==== DATASET ROWS

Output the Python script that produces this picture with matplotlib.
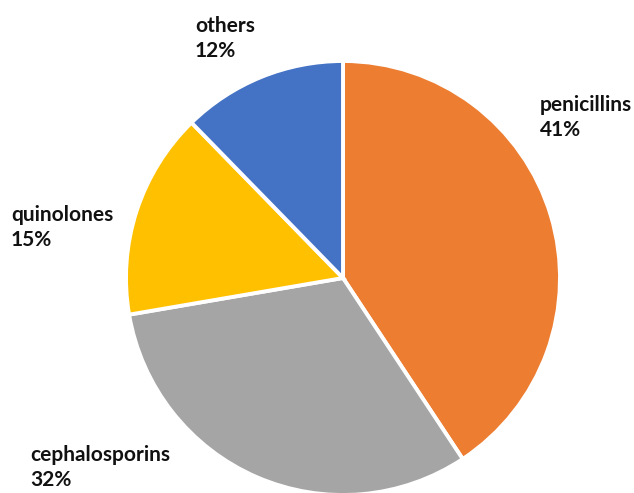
import matplotlib.pyplot as plt

categories = ["penicillins", "cephalosporins", "quinolones", "others"]
# wedge sizes as measured from the slice angles
shares = [40.7, 31.6, 15.4, 12.3]
# percentages as printed on the chart
pct_labels = ["41%", "32%", "15%", "12%"]
colors = ["#ED7D31", "#A5A5A5", "#FFC000", "#4472C4"]

# label anchor points in pixels (left, top), measured from top-left corner
label_pos = {
    "penicillins": (540, 95),
    "cephalosporins": (30, 445),
    "quinolones": (11, 205),
    "others": (195, 16),
}

W, H = 634, 493
fig = plt.figure(figsize=(W / 100, H / 100), dpi=100)
ax = fig.add_axes([0, 0, 1, 1])
ax.axis("off")

ax.pie(shares, colors=colors, startangle=90, counterclock=False,
       center=(343, H - 278), radius=217,
       wedgeprops=dict(edgecolor="white", linewidth=2.8))
ax.set_xlim(0, W)
ax.set_ylim(0, H)
ax.set_aspect("equal")

for cat, pct in zip(categories, pct_labels):
    x, y = label_pos[cat]
    ax.text(x, H - y, f"{cat}\n{pct}", ha="left", va="top",
            fontsize=15, fontweight="bold", family=["Lato", "DejaVu Sans"],
            color="#111111", linespacing=1.3)

fig.savefig("out.png", dpi=100)
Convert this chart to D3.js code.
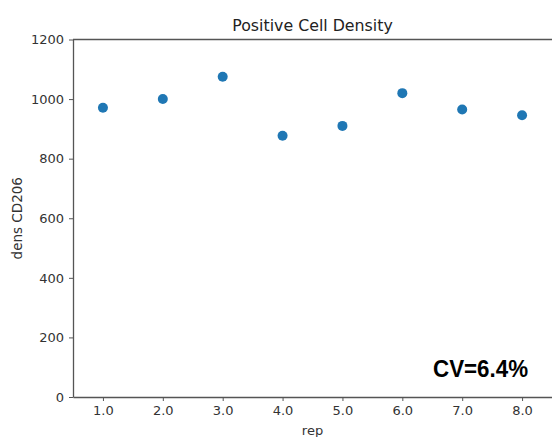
<!DOCTYPE html>
<html>
<head>
<meta charset="utf-8">
<script src="https://cdn.jsdelivr.net/npm/d3@7"></script>
<style>
    body { margin: 0; background: #fff; }
    text { font-family: "DejaVu Sans", sans-serif; }
</style>
</head>
<body>
<div id="chart"></div>
<script>
// Data
const reps = [1, 2, 3, 4, 5, 6, 7, 8];
const density = [971, 1000, 1075, 877, 910, 1020, 965, 946];
const yTicks = [0, 200, 400, 600, 800, 1000, 1200];
const xTicks = [1, 2, 3, 4, 5, 6, 7, 8];
const title = 'Positive Cell Density';
const xLabel = 'rep';
const yLabel = 'dens CD206';
const cvLabel = 'CV=6.4%';

function draw() {
    // Dimension
    let dimensions = {
        width: 552,
        height: 437,
        left: 73,
        right: 552,
        top: 39.5,
        bottom: 397,
    };

    const svg = d3.select('#chart')
        .append('svg')
        .attr('width', dimensions.width)
        .attr('height', dimensions.height);

    // Scales
    const xScale = d3.scaleLinear()
        .domain([0.5, 8.5])
        .range([dimensions.left, dimensions.right]);

    const yScale = d3.scaleLinear()
        .domain([0, 1200])
        .range([dimensions.bottom, dimensions.top]);

    // Axis
    const xAxis = d3.axisBottom(xScale)
        .tickValues(xTicks)
        .tickFormat(d3.format('.1f'))
        .tickSize(4)
        .tickPadding(5)
        .tickSizeOuter(0);
    const xAxisGroup = svg.append('g')
        .attr('transform', `translate(0, ${dimensions.bottom})`)
        .call(xAxis);

    const yAxis = d3.axisLeft(yScale)
        .tickValues(yTicks)
        .tickFormat(d3.format('d'))
        .tickSize(4)
        .tickPadding(5)
        .tickSizeOuter(0);
    const yAxisGroup = svg.append('g')
        .attr('transform', `translate(${dimensions.left}, 0)`)
        .call(yAxis);

    [xAxisGroup, yAxisGroup].forEach(g => {
        g.select('.domain').attr('stroke', '#555').attr('stroke-width', 1.3);
        g.selectAll('.tick line').attr('stroke', '#555').attr('stroke-width', 1);
        g.selectAll('.tick text')
            .attr('fill', '#333')
            .style('font-size', '13px')
            .style('font-family', '"DejaVu Sans", sans-serif');
    });

    // top spine
    svg.append('line')
        .attr('x1', dimensions.left)
        .attr('x2', dimensions.right)
        .attr('y1', yScale(1200))
        .attr('y2', yScale(1200))
        .attr('stroke', '#555')
        .attr('stroke-width', 1.3);

    // Points
    svg.append('g')
        .selectAll('circle')
        .data(reps)
        .join('circle')
        .attr('cx', (d) => xScale(d))
        .attr('cy', (d, i) => yScale(density[i]))
        .attr('r', 5)
        .attr('fill', '#1f77b4');

    // Labels
    svg.append('text')
        .attr('x', (dimensions.left + dimensions.right) / 2)
        .attr('y', 31)
        .attr('text-anchor', 'middle')
        .attr('fill', '#222')
        .style('font-size', '15.8px')
        .text(title);

    svg.append('text')
        .attr('x', (dimensions.left + dimensions.right) / 2)
        .attr('y', 435)
        .attr('text-anchor', 'middle')
        .attr('fill', '#333')
        .style('font-size', '13px')
        .text(xLabel);

    svg.append('text')
        .attr('transform', `translate(22, ${(dimensions.top + dimensions.bottom) / 2}) rotate(-90)`)
        .attr('text-anchor', 'middle')
        .attr('fill', '#333')
        .style('font-size', '13.5px')
        .text(yLabel);

    svg.append('text')
        .attr('x', 433)
        .attr('y', 377)
        .attr('fill', '#000')
        .attr('textLength', 95)
        .attr('lengthAdjust', 'spacingAndGlyphs')
        .style('font-family', '"Liberation Sans", Arial, sans-serif')
        .style('font-weight', 'bold')
        .style('font-size', '23px')
        .text(cvLabel);
}

draw();
</script>
</body>
</html>
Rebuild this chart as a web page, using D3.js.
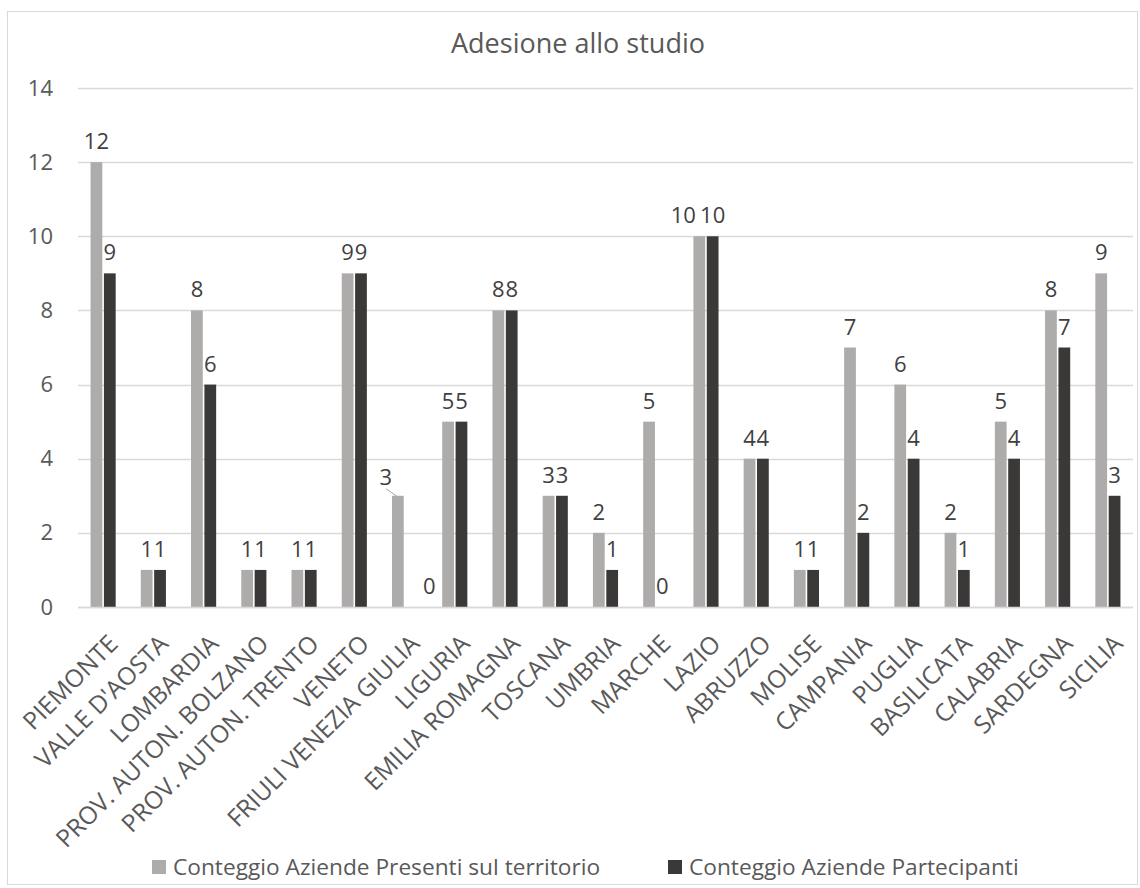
<!DOCTYPE html>
<html>
<head>
<meta charset="utf-8">
<script src="https://cdn.jsdelivr.net/npm/d3@7"></script>
<style>
  body { margin: 0; background: #fff; }
  svg text { font-family: "Open Sans", sans-serif; fill: #595959; }
</style>
</head>
<body>
<div id="chart"></div>
<script>
const regions = ["PIEMONTE", "VALLE D'AOSTA", "LOMBARDIA", "PROV. AUTON. BOLZANO", "PROV. AUTON. TRENTO",
    "VENETO", "FRIULI VENEZIA GIULIA", "LIGURIA", "EMILIA ROMAGNA", "TOSCANA", "UMBRIA", "MARCHE",
    "LAZIO", "ABRUZZO", "MOLISE", "CAMPANIA", "PUGLIA", "BASILICATA", "CALABRIA", "SARDEGNA", "SICILIA"];
const presenti = [12, 1, 8, 1, 1, 9, 3, 5, 8, 3, 2, 5, 10, 4, 1, 7, 6, 2, 5, 8, 9];
const partecipanti = [9, 1, 6, 1, 1, 9, 0, 5, 8, 3, 1, 0, 10, 4, 1, 2, 4, 1, 4, 7, 3];
const seriesNames = ["Conteggio Aziende Presenti sul territorio", "Conteggio Aziende Partecipanti"];
const yTicks = [0, 2, 4, 6, 8, 10, 12, 14];

const W = 1140, H = 888;
const margin = {top: 88, right: 7, bottom: 281, left: 78};
const colors = ["#aeabab", "#3b3838"];

const svg = d3.select("#chart").append("svg")
    .attr("width", W).attr("height", H);

// chart frame
svg.append("rect")
    .attr("x", 7.5).attr("y", 11.5)
    .attr("width", 1130).attr("height", 873)
    .attr("fill", "#fff").attr("stroke", "#d9d9d9");

svg.append("text")
    .attr("x", 578).attr("y", 53)
    .attr("text-anchor", "middle")
    .attr("font-size", 27)
    .text("Adesione allo studio");

const x = d3.scaleBand()
    .domain(regions)
    .range([margin.left, W - margin.right])
    .paddingInner(0.5).paddingOuter(0.25);

const x1 = d3.scaleBand()
    .domain([0, 1])
    .range([0, x.bandwidth()])
    .paddingInner(0.12);

const y = d3.scaleLinear()
    .domain([0, 14])
    .range([H - margin.bottom, margin.top]);

// gridlines
svg.append("g")
    .selectAll("line")
    .data(yTicks)
    .join("line")
    .attr("x1", margin.left).attr("x2", W - margin.right)
    .attr("y1", d => Math.round(y(d)) + 0.5).attr("y2", d => Math.round(y(d)) + 0.5)
    .attr("stroke", "#d9d9d9").attr("stroke-width", 1.5);

// y axis labels
const yAxis = d3.axisLeft(y).tickValues(yTicks).tickSize(0).tickPadding(0);
svg.append("g")
    .attr("transform", `translate(${margin.left - 25},0)`)
    .call(yAxis)
    .call(g => g.select(".domain").remove())
    .selectAll("text")
    .attr("font-size", 22)
    .attr("font-family", "Open Sans, sans-serif")
    .style("fill", "#595959");

// bars
const data = regions.map((r, i) => ({region: r, values: [presenti[i], partecipanti[i]]}));

const groups = svg.append("g")
    .selectAll("g")
    .data(data)
    .join("g")
    .attr("transform", d => `translate(${x(d.region)},0)`);

groups.selectAll("rect")
    .data(d => d.values.map((v, k) => ({k, v})))
    .join("rect")
    .attr("x", d => x1(d.k))
    .attr("width", x1.bandwidth())
    .attr("y", d => y(d.v))
    .attr("height", d => y(0) - y(d.v))
    .attr("fill", d => colors[d.k]);

// value labels (a few were moved by hand in the original)
const nudge = {
    "FRIULI VENEZIA GIULIA|0": [-12, 2, true],
    "FRIULI VENEZIA GIULIA|1": [18, 0],
    "LAZIO|0": [-16, 0]
};

groups.each(function(d) {
    const g = d3.select(this);
    d.values.forEach((v, k) => {
        const off = nudge[d.region + "|" + k] || [0, 0];
        const cx = x1(k) + x1.bandwidth() / 2;
        const cy = y(v) - 13;
        if (off[2]) {
            // leader line back to the bar
            g.append("line")
                .attr("x1", cx + off[0]).attr("y1", cy + off[1] + 4)
                .attr("x2", cx).attr("y2", y(v) + 1)
                .attr("stroke", "#a6a6a6");
        }
        g.append("text")
            .attr("x", cx + off[0])
            .attr("y", cy + off[1])
            .attr("text-anchor", "middle")
            .attr("font-size", 22)
            .style("fill", "#404040")
            .text(v);
    });
});

// baseline
svg.append("line")
    .attr("x1", margin.left).attr("x2", W - margin.right)
    .attr("y1", y(0) + 0.5).attr("y2", y(0) + 0.5)
    .attr("stroke", "#d9d9d9").attr("stroke-width", 1.5);

// category labels
svg.append("g")
    .selectAll("text")
    .data(regions)
    .join("text")
    .attr("transform", d => `translate(${x(d) + x.bandwidth() / 2 + 4},${y(0) + 26}) rotate(-45)`)
    .attr("text-anchor", "end")
    .attr("dy", "0.71em")
    .attr("font-size", 24.5)
    .text(d => d);

// legend
const legendX = [152, 668];
const legend = svg.append("g")
    .selectAll("g")
    .data(seriesNames)
    .join("g")
    .attr("transform", (d, i) => `translate(${legendX[i]},867)`);

legend.append("rect")
    .attr("x", 0).attr("y", -7)
    .attr("width", 14).attr("height", 14)
    .attr("fill", (d, i) => colors[i]);

legend.append("text")
    .attr("x", 21).attr("y", 0)
    .attr("dy", "0.35em")
    .attr("font-size", 22.7)
    .text(d => d);
</script>
</body>
</html>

========

Check each line of the data above for the word "chart" and say how many lines contain it, giving nothing besides the number.

8